No such post was sanctioned and there was no vacancy to be filled. The 5th respondent's appointment was rightly disapproved by the authorities. 6. There is no case that conditions prescribed under R.6B(2) where satisfied in this case. Thus no needle teacher could be appointed either under R.2(3) or under R.6B (2) or even under the proviso to R.6B(1). R.6B applies to the posts of specialist teachers for a period of six years from 1969-70. The proviso also can apply only to those posts and for those periods. The Manager's claim is for appointing a teacher in 1986 for a period not covered by R.6B. 7. It was then contended that the Government have passed an order Ext. P8 in favour of certain specialist teachers in similar circumstances.
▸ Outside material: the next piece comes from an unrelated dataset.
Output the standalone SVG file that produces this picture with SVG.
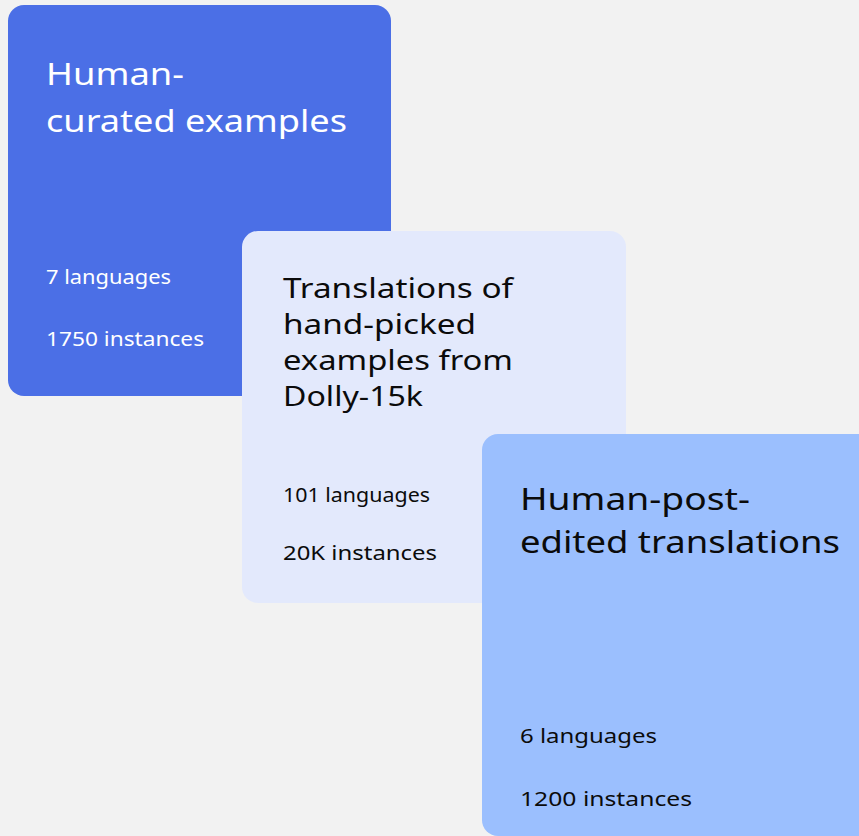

If the Government have on a wrong understanding and application of role 6B granted any favoured treatment to some teachers, it is no ground to give the same relief to the 5th respondent or to the appellant against the express statutory provisions. A specialist teacher who cannot be appointed for want of required pupil strength under R.6B (2) in 1986 cannot be appointed relying on another rule in Chapter XXIII. 8. It was lastly contended that the same question is pending before a learned judge of this Court in O. P. No. 192 of 1988 and the writ petition has been admitted and notice ordered. That is no ground to admit this writ appeal. The decision in this case will govern similar cases where the same question arises. The learned judge was therefore right in dismissing the Original petition and we see no merit in this writ appeal. Dismissed. Dismissed.